Question 4 True / False
Once a position is delta-hedged, the trader has eliminated most meaningful risk and no further risk management is required.
TTrue
FFalse
Answer: False
Delta hedging eliminates only first-order directional risk. It leaves the trader exposed to gamma (delta changing as price moves, requiring costly rebalancing), vega (exposure to changes in implied volatility), theta (time decay eroding option value each day), and rho (sensitivity to interest rate changes). A sophisticated options trader must monitor all five Greeks simultaneously. Delta neutrality is the starting point of risk management, not the end.
Question 5 Short Answer
Explain the fundamental tension between gamma and theta in options trading, and what question a trader must answer to decide whether to be long or short gamma.
Think about your answer, then reveal below.

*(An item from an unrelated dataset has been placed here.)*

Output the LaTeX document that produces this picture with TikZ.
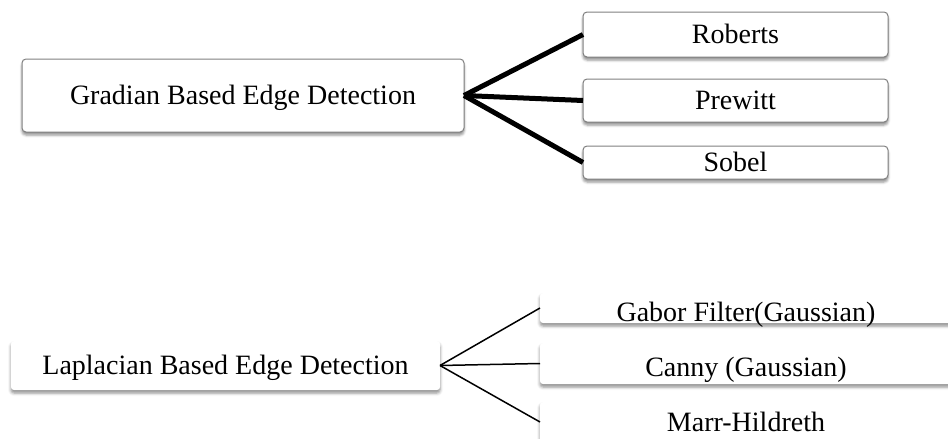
\documentclass[tikz,border=0pt]{standalone}
\usepackage{fontspec}
\setmainfont{Liberation Serif}
\usetikzlibrary{shadows.blur}
\begin{document}
\begin{tikzpicture}[x=1pt,y=-1pt,
  every node/.style={inner sep=0pt,outer sep=0pt,text height=18.5pt,text depth=0pt,
    font=\fontsize{28}{30}\selectfont},
  gbox/.style={draw=black!50,line width=1pt,fill=white,rounded corners=4pt,
    blur shadow={shadow xshift=0pt,shadow yshift=-3pt,shadow blur radius=2.5pt,shadow opacity=45}},
  lbox/.style={fill=white,rounded corners=3pt,
    blur shadow={shadow xshift=0pt,shadow yshift=-3pt,shadow blur radius=3pt,shadow opacity=45}},
  thickline/.style={line width=5pt,black},
  thinline/.style={line width=1.5pt,black}]
\useasboundingbox (0,0) rectangle (948,439);
% Gradian group
\node[gbox,minimum width=442pt,minimum height=73pt] (g) at (243,95.5) {Gradian Based Edge Detection};
\node[gbox,minimum width=305pt,minimum height=45pt] (r) at (735.5,34.5) {Roberts};
\node[gbox,minimum width=305pt,minimum height=43pt] (p) at (735.5,100.5) {Prewitt};
\node[gbox,minimum width=305pt,minimum height=33pt] (s) at (735.5,162.5) {Sobel};
\draw[thickline] (g.east) -- (r.west);
\draw[thickline] (g.east) -- (p.west);
\draw[thickline] (g.east) -- (s.west);
% Laplacian group
\node[lbox,minimum width=429pt,minimum height=49pt] (l) at (225.5,365.5) {Laplacian Based Edge Detection};
\node[lbox,minimum width=412pt,minimum height=30pt,text height=26.5pt] (gf) at (746,308) {Gabor Filter(Gaussian)};
\node[lbox,minimum width=412pt,minimum height=41pt,text height=25.5pt] (c) at (746,363.5) {Canny (Gaussian)};
\node[lbox,minimum width=412pt,minimum height=40pt] (m) at (746,422) {Marr-Hildreth};
\draw[thinline] (l.east) -- (gf.west);
\draw[thinline] (l.east) -- (c.west);
\draw[thinline] (l.east) -- (m.west);
\end{tikzpicture}
\end{document}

Model answer: Long gamma positions (long options) profit from realized price moves through delta-rebalancing gains — each market move lets you rebalance at a profit. But they cost theta: the option loses value each day simply due to the passage of time. Short gamma positions (short options) collect theta but are exposed to large moves that cause rebalancing losses. The central question is whether implied volatility (the vol priced into the option) is higher or lower than the realized volatility that will actually occur. If realized > implied, long gamma wins: gamma profits exceed theta costs. If realized < implied, short gamma wins: time decay collected exceeds rebalancing losses from smaller-than-expected moves.
This is the essence of volatility trading: not a directional bet on the stock but a bet on the spread between two measures of volatility. The Greeks are instruments for measuring and managing this exposure — a language for describing which risks you are taking and which you are hedging.